Here ${\displaystyle \psi }$ represents the stream function.

Conversely, if the stream function exists, then ${\displaystyle R\,\mathbf {u} =\nabla \psi }$. Substituting this result into the curl-divergence equation yields ${\displaystyle \nabla \cdot \mathbf {u} =0}$ (i.e., the flow is incompressible).

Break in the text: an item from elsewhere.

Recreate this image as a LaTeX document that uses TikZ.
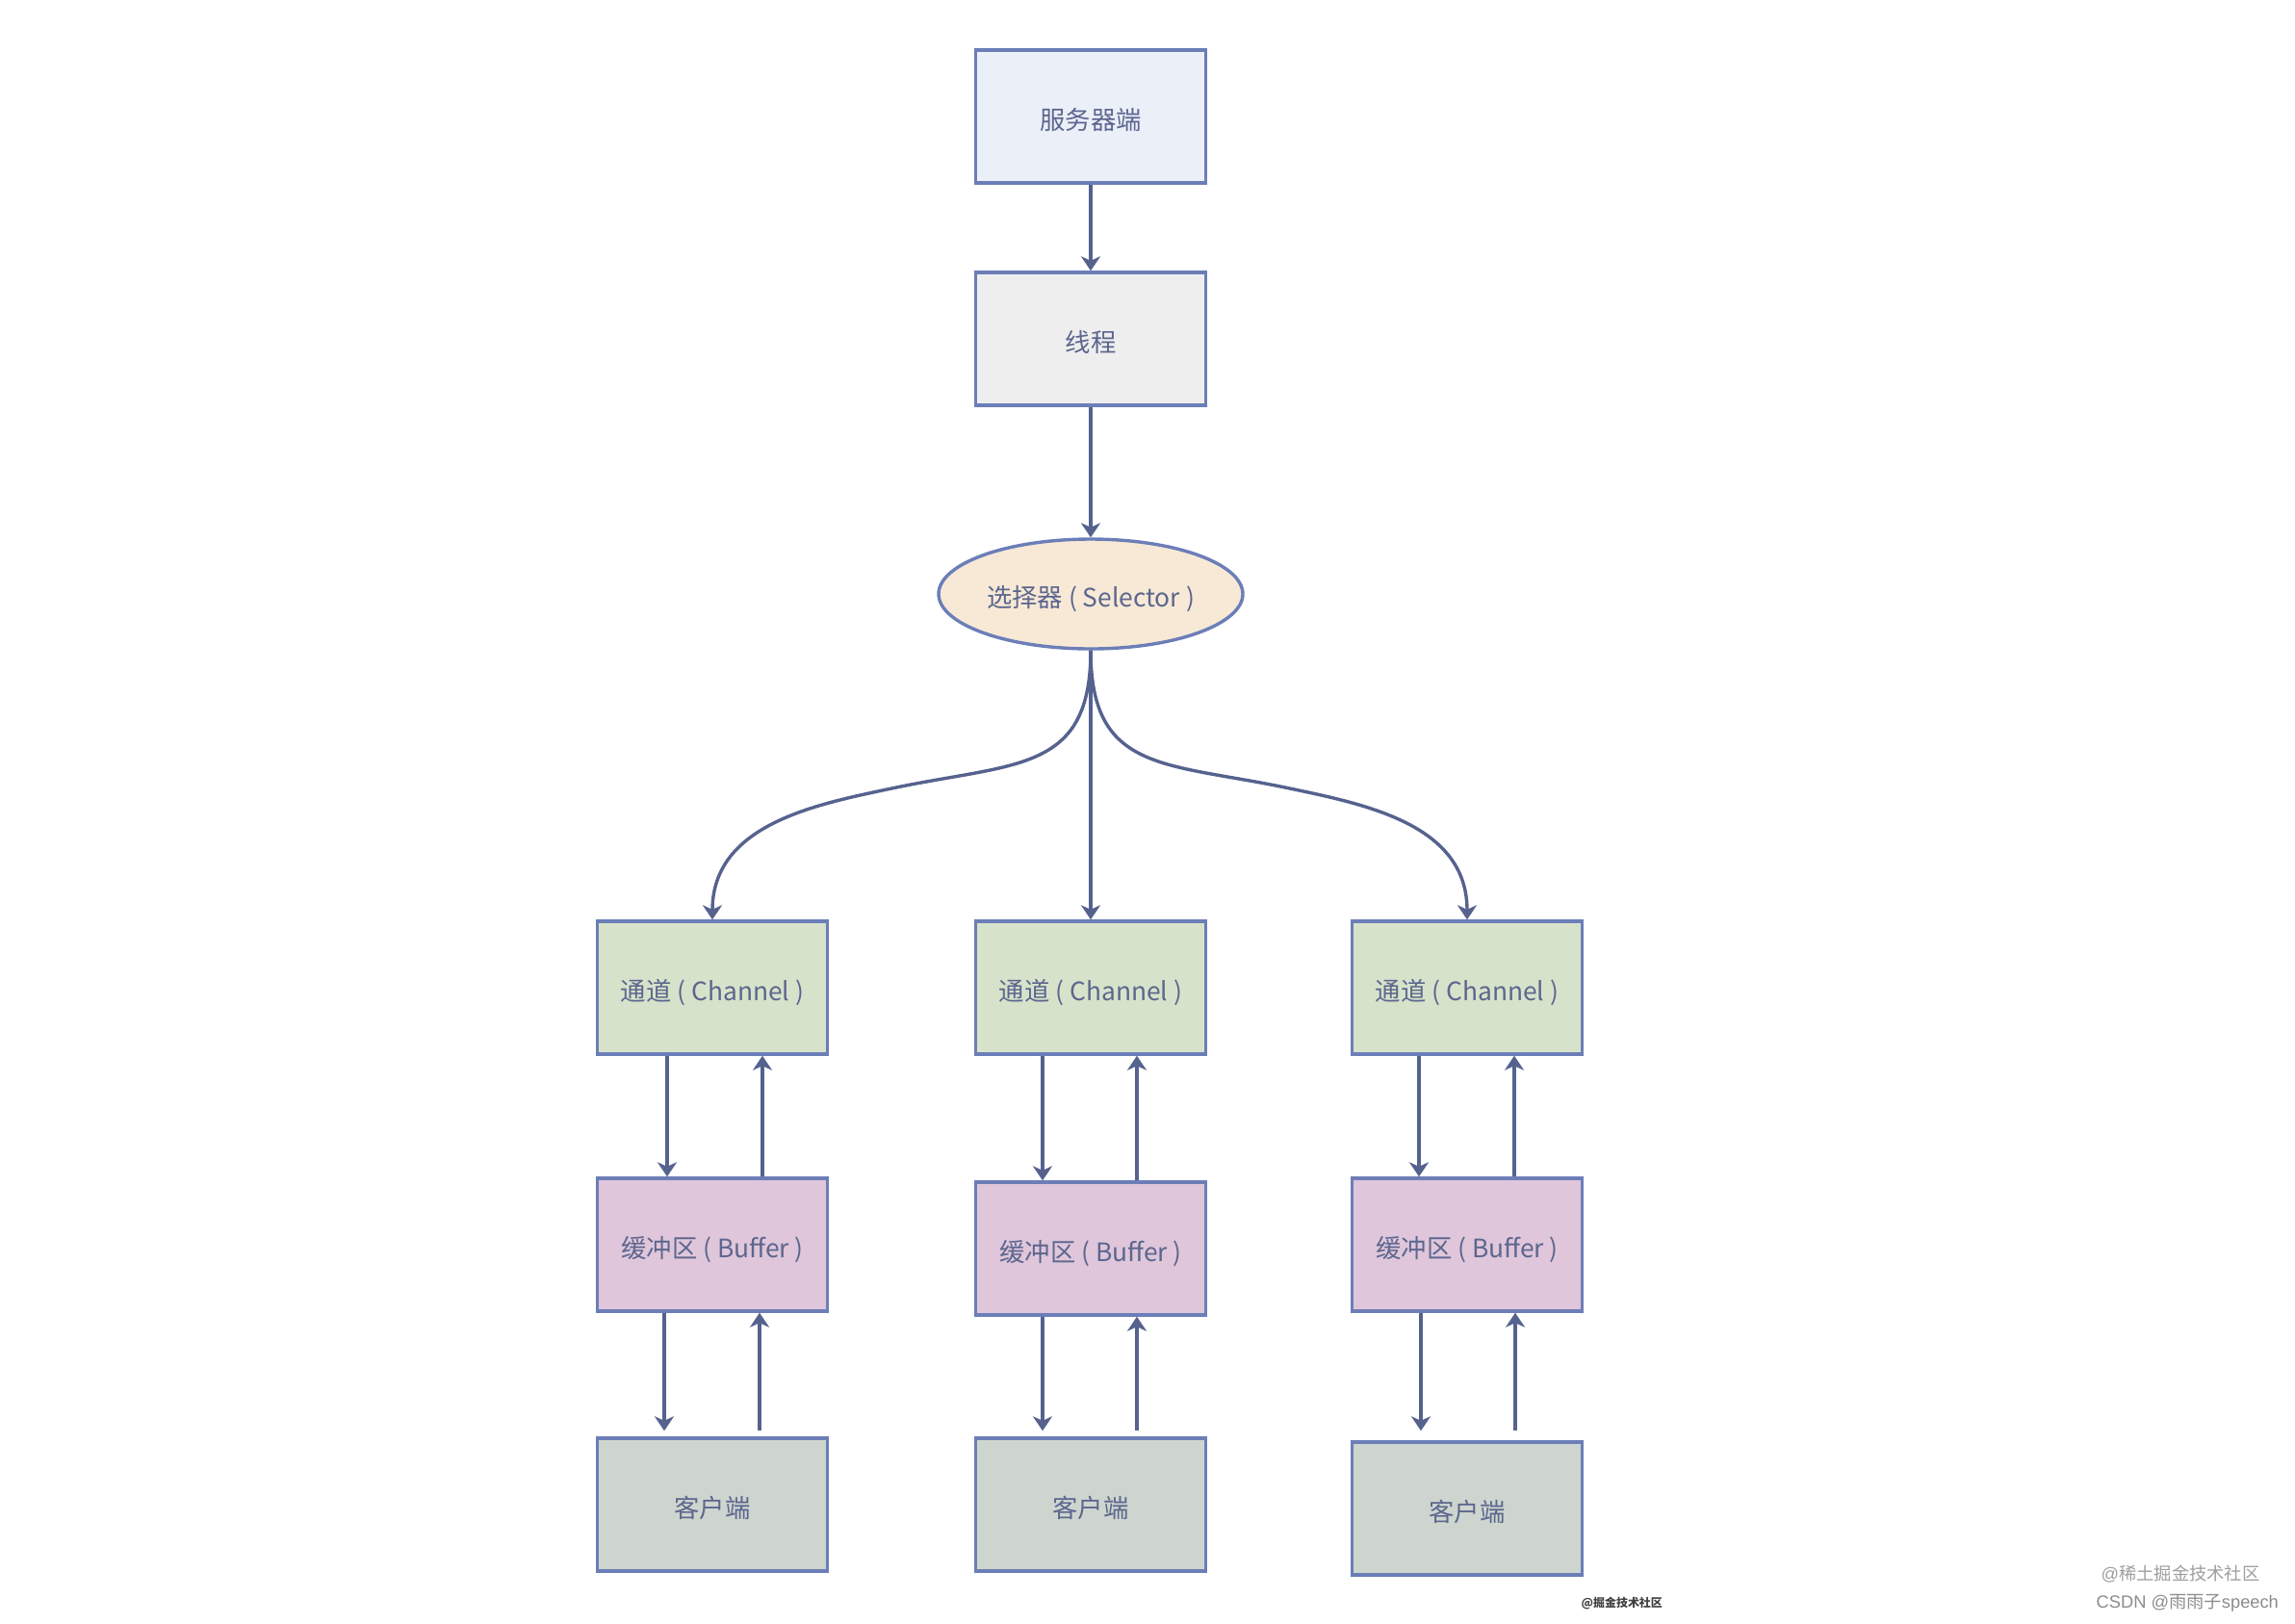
\documentclass[tikz,border=0pt]{standalone}
\usepackage{fontspec}
\setmainfont{Noto Sans CJK SC}
\newfontfamily\latinfont{Liberation Sans}
\usetikzlibrary{arrows.meta}
\usetikzlibrary{shapes.geometric}

\definecolor{edgeblue}{RGB}{108,126,184}
\definecolor{linkblue}{RGB}{86,98,142}
\definecolor{textblue}{RGB}{92,102,142}
\definecolor{servfill}{RGB}{235,239,248}
\definecolor{threadfill}{RGB}{238,238,238}
\definecolor{selfill}{RGB}{247,233,214}
\definecolor{chanfill}{RGB}{214,227,202}
\definecolor{buffill}{RGB}{223,198,218}
\definecolor{clifill}{RGB}{205,213,206}

\begin{document}
\begin{tikzpicture}%
	[x=0.1mm, y=-0.1mm,
	box/.style={draw=edgeblue, line width=0.34mm, minimum width=23.9mm, minimum height=13.8mm, inner sep=0pt, text height=2.9mm, text depth=0.3mm, text=textblue, font=\fontsize{7.5}{9}\selectfont},
	oval/.style={box, ellipse, minimum width=31.6mm, minimum height=11.4mm},
	link/.style={draw=linkblue, line width=0.34mm, -{Stealth[length=1.5mm, width=2mm, inset=0.45mm]}},
	watermark/.style={inner sep=0pt, anchor=west}]
%
%% Page
%%
\path[use as bounding box, fill=white] (0,0) rectangle (2384,1686);
%%
%% Top of the chain
%%
\node[box, fill=servfill] (serv) at (1133,121) {服务器端};
\node[box, fill=threadfill] (thread) at (1133,352) {线程};
\node[oval, fill=selfill] (sel) at (1133,617) {选择器 ( Selector )};
%%
%% Channels
%%
\node[box, fill=chanfill] (chL) at (740,1026) {通道 ( Channel )};
\node[box, fill=chanfill] (chM) at (1133,1026) {通道 ( Channel )};
\node[box, fill=chanfill] (chR) at (1524,1026) {通道 ( Channel )};
%%
%% Buffers
%%
\node[box, fill=buffill] (bufL) at (740,1293) {缓冲区 ( Buffer )};
\node[box, fill=buffill] (bufM) at (1133,1297) {缓冲区 ( Buffer )};
\node[box, fill=buffill] (bufR) at (1524,1293) {缓冲区 ( Buffer )};
%%
%% Clients
%%
\node[box, fill=clifill] (cliL) at (740,1563) {客户端};
\node[box, fill=clifill] (cliM) at (1133,1563) {客户端};
\node[box, fill=clifill] (cliR) at (1524,1567) {客户端};
%%
%% Links from the server to the selector
%%
\draw[link] (serv) -- (thread);
\draw[link] (thread) -- (sel);
%%
%% Links from the selector to the channels
%%
\coordinate (bendL) at (931,818);
\coordinate (bendR) at (1335,818);
\draw[link] (sel.south) .. controls +(0,126) and +(126,-26) .. (bendL) .. controls +(-81,17) and +(0,-100) .. (chL.north);
\draw[link] (sel.south) -- (chM.north);
\draw[link] (sel.south) .. controls +(0,126) and +(-126,-26) .. (bendR) .. controls +(81,17) and +(0,-100) .. (chR.north);
%%
%% Channels and buffers
%%
\draw[link] ([xshift=-4.7mm]chL.south) -- ([xshift=-4.7mm]bufL.north);
\draw[link] ([xshift=5.2mm]bufL.north) -- ([xshift=5.2mm]chL.south);
\draw[link] ([xshift=-5mm]chM.south) -- ([xshift=-5mm]bufM.north);
\draw[link] ([xshift=4.8mm]bufM.north) -- ([xshift=4.8mm]chM.south);
\draw[link] ([xshift=-5mm]chR.south) -- ([xshift=-5mm]bufR.north);
\draw[link] ([xshift=4.9mm]bufR.north) -- ([xshift=4.9mm]chR.south);
%%
%% Buffers and clients
%%
\draw[link] ([xshift=-5mm]bufL.south) -- ([xshift=-5mm,yshift=0.6mm]cliL.north);
\draw[link] ([xshift=4.9mm,yshift=0.6mm]cliL.north) -- ([xshift=4.9mm]bufL.south);
\draw[link] ([xshift=-5mm]bufM.south) -- ([xshift=-5mm,yshift=0.6mm]cliM.north);
\draw[link] ([xshift=4.8mm,yshift=0.6mm]cliM.north) -- ([xshift=4.8mm]bufM.south);
\draw[link] ([xshift=-4.8mm]bufR.south) -- ([xshift=-4.8mm,yshift=1mm]cliR.north);
\draw[link] ([xshift=5mm,yshift=1mm]cliR.north) -- ([xshift=5mm]bufR.south);
%%
%% Watermarks
%%
\node[watermark, text=black!38, font=\fontsize{5.2}{6}\selectfont] (wmA) at (2182,1635) {{\latinfont @}稀土掘金技术社区};
\node[watermark, text=black!45, font=\fontsize{5.2}{6}\selectfont] (wmB) at (2177,1665) {{\latinfont CSDN @}雨雨子{\latinfont speech}};
\node[watermark, text=black!75, font=\fontsize{3.4}{4}\selectfont\bfseries] (wmC) at (1642,1665) {@掘金技术社区};
%%
\end{tikzpicture}
\end{document}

In summary, the stream function for two-dimensional plane flow exists if and only if the flow is incompressible.

### Potential flow

For two-dimensional potential flow, streamlines are perpendicular to equipotential lines. Taken together with the velocity potential, the stream function may be used to derive a complex potential. In other words, the stream function accounts for the solenoidal part of a two-dimensional Helmholtz decomposition, while the velocity potential accounts for the irrotational part.

### Summary of properties

The basic properties of two-dimensional stream functions can be summarized as follows:

1. The x- and y-components of the flow velocity at a given point are given by the partial derivatives of the stream function at that point.
2. The value of the stream function is constant along every streamline (streamlines represent the trajectories of particles in steady flow). That is, in two dimensions each streamline is a level curve of the stream function.
3. The difference between the stream function values at any two points gives the volumetric flux through the vertical surface that connects the two points.

## Two-dimensional stream function for flows with time-invariant density

If the fluid density is time-invariant at all points within the flow, i.e.,

${\displaystyle {\frac {\partial \rho }{\partial t}}=0}$,

then the continuity equation (e.g., see Continuity equation#Fluid dynamics) for two-dimensional plane flow becomes

${\displaystyle \nabla \cdot (\rho \,\mathbf {u} )=0.}$

In this case the stream function ${\displaystyle \psi }$ is defined such that

${\displaystyle \rho \,u={\frac {\partial \psi }{\partial y}},\quad \rho \,v=-{\frac {\partial \psi }{\partial x}}}$

and represents the mass flux (rather than volumetric flux) per unit thickness through the test surface.